Copy, exactly as written, the lines that begin at the one containing "Reproduce this diagram with TikZ." and end at the one containing "(0,0) rectangle (1125,576);". Skip any pictures in the data below.

GIVEN RECORDS:
▬▬▬

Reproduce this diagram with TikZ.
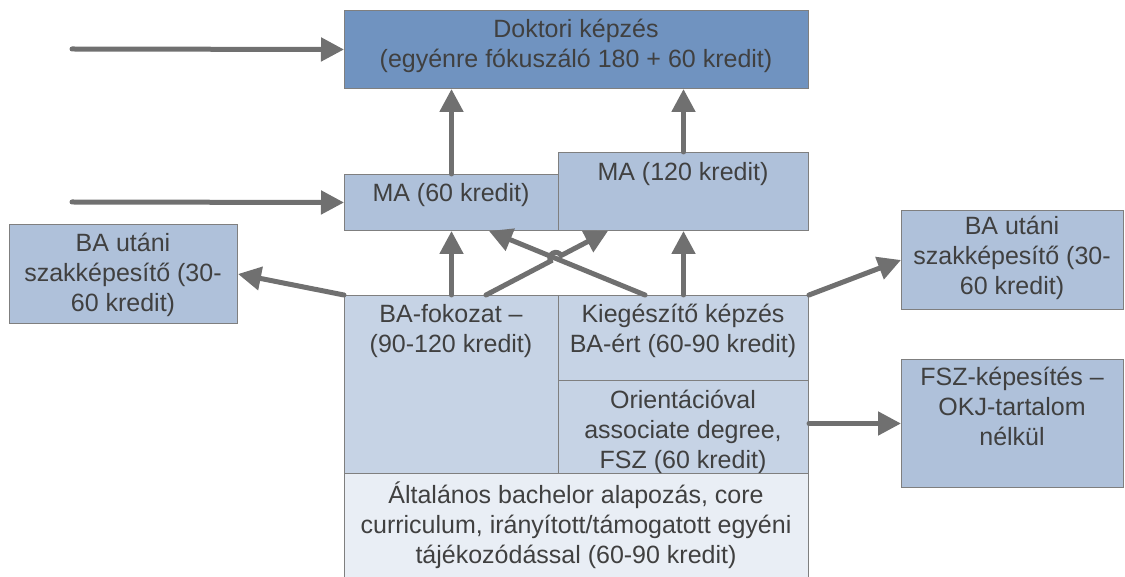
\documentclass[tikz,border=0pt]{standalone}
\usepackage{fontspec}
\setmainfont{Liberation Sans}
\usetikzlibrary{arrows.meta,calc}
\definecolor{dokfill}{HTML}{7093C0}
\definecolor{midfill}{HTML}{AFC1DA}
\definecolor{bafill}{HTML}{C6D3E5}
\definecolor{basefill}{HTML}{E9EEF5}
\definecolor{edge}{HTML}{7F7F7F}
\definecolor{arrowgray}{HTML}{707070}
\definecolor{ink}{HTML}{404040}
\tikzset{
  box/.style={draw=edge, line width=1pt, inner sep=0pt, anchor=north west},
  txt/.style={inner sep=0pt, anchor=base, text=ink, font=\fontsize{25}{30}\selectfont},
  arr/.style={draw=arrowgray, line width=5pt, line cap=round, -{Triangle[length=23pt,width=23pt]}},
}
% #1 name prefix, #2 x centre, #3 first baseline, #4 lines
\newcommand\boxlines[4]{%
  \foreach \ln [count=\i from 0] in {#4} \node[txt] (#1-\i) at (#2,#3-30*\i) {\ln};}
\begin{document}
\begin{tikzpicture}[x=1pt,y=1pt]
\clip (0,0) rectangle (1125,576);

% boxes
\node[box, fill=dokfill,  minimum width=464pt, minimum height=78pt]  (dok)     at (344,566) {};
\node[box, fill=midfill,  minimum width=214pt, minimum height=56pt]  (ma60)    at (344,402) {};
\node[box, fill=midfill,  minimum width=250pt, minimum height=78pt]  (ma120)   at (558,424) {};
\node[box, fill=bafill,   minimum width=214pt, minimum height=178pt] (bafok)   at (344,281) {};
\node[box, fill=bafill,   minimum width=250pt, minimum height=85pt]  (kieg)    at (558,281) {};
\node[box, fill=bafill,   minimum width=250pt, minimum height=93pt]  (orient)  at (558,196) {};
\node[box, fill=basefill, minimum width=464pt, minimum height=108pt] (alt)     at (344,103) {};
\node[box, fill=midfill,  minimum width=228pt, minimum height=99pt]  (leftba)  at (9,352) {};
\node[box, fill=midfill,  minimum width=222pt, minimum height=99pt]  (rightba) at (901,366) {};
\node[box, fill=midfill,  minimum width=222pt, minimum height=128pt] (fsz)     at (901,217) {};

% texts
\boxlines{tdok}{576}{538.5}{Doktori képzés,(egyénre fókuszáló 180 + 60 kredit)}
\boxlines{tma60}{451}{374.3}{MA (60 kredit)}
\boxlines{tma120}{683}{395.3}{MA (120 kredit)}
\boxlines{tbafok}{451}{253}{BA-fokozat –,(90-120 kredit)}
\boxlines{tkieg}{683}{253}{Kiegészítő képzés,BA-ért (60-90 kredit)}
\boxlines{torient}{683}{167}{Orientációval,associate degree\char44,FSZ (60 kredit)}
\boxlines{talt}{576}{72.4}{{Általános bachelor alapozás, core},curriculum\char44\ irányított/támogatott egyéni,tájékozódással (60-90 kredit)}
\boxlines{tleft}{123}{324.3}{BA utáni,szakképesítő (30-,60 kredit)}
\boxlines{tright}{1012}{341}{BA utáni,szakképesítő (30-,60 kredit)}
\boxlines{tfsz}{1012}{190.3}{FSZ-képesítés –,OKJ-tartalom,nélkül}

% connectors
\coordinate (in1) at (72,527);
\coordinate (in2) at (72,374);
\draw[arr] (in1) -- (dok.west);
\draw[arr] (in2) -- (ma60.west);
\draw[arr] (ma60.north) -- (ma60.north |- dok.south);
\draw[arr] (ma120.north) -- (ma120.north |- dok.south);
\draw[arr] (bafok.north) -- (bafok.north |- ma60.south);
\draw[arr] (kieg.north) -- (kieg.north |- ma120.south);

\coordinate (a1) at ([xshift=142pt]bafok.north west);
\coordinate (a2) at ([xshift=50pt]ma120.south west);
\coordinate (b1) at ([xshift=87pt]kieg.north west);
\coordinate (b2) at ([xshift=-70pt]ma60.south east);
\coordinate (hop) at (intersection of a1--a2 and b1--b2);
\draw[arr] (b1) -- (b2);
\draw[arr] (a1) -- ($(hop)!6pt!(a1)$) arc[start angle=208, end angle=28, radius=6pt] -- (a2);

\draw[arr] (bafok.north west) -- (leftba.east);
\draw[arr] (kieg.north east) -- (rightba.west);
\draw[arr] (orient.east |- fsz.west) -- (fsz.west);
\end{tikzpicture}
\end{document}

▬▬▬

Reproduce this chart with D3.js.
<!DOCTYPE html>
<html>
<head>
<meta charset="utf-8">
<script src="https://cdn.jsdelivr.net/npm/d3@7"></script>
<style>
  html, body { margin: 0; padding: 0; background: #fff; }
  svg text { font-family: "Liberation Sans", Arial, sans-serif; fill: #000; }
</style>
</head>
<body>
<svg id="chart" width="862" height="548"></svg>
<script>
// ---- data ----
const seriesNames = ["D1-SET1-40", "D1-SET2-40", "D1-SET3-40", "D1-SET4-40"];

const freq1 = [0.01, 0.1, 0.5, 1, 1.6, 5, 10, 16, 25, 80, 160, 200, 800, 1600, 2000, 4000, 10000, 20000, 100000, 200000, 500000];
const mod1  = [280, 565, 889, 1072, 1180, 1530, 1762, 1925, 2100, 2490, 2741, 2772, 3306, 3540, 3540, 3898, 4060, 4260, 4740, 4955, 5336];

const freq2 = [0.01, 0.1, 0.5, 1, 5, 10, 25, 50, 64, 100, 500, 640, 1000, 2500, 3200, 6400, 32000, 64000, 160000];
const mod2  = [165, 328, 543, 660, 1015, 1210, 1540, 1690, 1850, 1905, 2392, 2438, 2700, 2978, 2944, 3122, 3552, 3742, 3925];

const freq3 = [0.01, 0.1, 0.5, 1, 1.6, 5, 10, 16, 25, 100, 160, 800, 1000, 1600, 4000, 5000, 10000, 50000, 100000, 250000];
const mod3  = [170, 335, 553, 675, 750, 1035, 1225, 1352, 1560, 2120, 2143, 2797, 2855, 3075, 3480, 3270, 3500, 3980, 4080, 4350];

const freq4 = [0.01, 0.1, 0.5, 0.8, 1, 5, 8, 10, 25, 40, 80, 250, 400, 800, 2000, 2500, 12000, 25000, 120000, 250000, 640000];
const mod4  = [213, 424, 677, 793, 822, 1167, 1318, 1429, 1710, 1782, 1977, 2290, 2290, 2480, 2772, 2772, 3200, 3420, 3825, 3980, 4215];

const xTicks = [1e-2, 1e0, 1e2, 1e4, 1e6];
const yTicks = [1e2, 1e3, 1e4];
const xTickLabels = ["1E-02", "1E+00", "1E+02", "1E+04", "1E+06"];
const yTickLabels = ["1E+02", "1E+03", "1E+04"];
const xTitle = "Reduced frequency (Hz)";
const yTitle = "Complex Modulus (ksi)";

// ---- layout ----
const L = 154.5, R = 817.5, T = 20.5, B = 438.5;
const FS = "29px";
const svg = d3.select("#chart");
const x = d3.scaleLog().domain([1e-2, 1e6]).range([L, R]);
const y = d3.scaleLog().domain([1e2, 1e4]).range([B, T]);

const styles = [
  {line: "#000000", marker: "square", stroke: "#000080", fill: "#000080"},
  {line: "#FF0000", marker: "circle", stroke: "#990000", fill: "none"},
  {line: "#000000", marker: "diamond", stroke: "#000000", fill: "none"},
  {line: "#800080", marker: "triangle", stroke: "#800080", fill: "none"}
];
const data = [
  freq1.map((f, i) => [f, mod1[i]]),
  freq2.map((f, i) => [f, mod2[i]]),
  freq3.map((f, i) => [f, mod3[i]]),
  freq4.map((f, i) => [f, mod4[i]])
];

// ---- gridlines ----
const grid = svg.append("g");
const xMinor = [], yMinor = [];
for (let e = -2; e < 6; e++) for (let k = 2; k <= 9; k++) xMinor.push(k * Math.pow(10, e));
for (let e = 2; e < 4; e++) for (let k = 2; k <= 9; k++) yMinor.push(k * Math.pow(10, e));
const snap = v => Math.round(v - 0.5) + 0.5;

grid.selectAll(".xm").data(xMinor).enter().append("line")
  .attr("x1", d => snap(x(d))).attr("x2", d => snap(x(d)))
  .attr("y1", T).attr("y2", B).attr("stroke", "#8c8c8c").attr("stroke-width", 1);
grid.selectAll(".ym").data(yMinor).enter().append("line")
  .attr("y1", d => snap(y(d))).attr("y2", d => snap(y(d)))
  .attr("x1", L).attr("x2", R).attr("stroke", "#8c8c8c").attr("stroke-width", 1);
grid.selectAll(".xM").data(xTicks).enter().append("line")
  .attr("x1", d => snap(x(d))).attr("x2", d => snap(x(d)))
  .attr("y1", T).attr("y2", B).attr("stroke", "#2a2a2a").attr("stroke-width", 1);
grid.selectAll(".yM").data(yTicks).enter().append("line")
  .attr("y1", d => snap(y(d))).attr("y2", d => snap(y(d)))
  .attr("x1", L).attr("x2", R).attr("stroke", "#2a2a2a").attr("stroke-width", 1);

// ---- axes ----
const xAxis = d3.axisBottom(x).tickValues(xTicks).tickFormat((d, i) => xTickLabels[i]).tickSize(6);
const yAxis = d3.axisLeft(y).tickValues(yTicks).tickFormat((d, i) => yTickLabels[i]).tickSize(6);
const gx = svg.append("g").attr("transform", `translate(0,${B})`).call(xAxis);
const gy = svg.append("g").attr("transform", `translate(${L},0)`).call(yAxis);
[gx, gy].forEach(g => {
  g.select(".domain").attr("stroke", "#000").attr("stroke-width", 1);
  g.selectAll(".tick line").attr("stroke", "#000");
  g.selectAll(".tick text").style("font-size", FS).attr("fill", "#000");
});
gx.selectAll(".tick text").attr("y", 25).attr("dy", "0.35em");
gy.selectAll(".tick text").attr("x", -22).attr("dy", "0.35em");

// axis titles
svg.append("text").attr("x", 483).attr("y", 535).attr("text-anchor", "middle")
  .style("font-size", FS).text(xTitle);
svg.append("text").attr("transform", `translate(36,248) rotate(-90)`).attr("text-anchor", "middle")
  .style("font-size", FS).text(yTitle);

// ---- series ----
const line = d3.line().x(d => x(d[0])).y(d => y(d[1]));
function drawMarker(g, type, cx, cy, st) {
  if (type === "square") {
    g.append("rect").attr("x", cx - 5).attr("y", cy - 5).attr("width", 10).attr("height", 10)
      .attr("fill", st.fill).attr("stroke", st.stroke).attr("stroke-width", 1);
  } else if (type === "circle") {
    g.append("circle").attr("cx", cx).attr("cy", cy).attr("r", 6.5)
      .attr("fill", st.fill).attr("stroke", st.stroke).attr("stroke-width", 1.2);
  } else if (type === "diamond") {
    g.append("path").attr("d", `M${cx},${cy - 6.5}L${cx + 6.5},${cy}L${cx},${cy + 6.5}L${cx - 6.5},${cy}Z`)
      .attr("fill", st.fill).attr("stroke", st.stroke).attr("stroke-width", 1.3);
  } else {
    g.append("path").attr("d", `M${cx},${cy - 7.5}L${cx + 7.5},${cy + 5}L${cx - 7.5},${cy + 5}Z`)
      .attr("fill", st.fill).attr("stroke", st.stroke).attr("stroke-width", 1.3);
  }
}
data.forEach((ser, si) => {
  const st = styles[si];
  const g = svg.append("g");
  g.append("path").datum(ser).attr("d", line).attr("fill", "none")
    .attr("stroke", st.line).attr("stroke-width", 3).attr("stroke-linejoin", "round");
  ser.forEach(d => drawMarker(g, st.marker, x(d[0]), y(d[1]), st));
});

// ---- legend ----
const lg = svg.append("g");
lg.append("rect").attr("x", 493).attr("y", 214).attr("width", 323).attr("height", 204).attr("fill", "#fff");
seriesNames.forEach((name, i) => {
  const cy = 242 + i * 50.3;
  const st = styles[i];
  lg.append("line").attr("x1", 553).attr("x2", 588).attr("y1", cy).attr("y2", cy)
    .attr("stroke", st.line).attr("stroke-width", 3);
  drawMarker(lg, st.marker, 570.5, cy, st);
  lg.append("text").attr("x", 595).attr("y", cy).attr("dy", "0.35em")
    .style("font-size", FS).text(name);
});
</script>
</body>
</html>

▬▬▬

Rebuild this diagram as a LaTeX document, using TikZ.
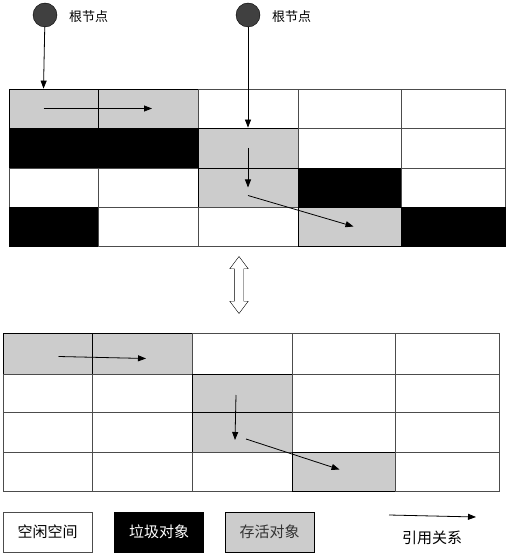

▬▬▬

FINAL ANSWER:
Reproduce this diagram with TikZ.
\documentclass[tikz,border=0pt]{standalone}
\usepackage{fontspec}
\setmainfont{Liberation Sans}
\usetikzlibrary{arrows.meta,calc}
\definecolor{dokfill}{HTML}{7093C0}
\definecolor{midfill}{HTML}{AFC1DA}
\definecolor{bafill}{HTML}{C6D3E5}
\definecolor{basefill}{HTML}{E9EEF5}
\definecolor{edge}{HTML}{7F7F7F}
\definecolor{arrowgray}{HTML}{707070}
\definecolor{ink}{HTML}{404040}
\tikzset{
  box/.style={draw=edge, line width=1pt, inner sep=0pt, anchor=north west},
  txt/.style={inner sep=0pt, anchor=base, text=ink, font=\fontsize{25}{30}\selectfont},
  arr/.style={draw=arrowgray, line width=5pt, line cap=round, -{Triangle[length=23pt,width=23pt]}},
}
% #1 name prefix, #2 x centre, #3 first baseline, #4 lines
\newcommand\boxlines[4]{%
  \foreach \ln [count=\i from 0] in {#4} \node[txt] (#1-\i) at (#2,#3-30*\i) {\ln};}
\begin{document}
\begin{tikzpicture}[x=1pt,y=1pt]
\clip (0,0) rectangle (1125,576);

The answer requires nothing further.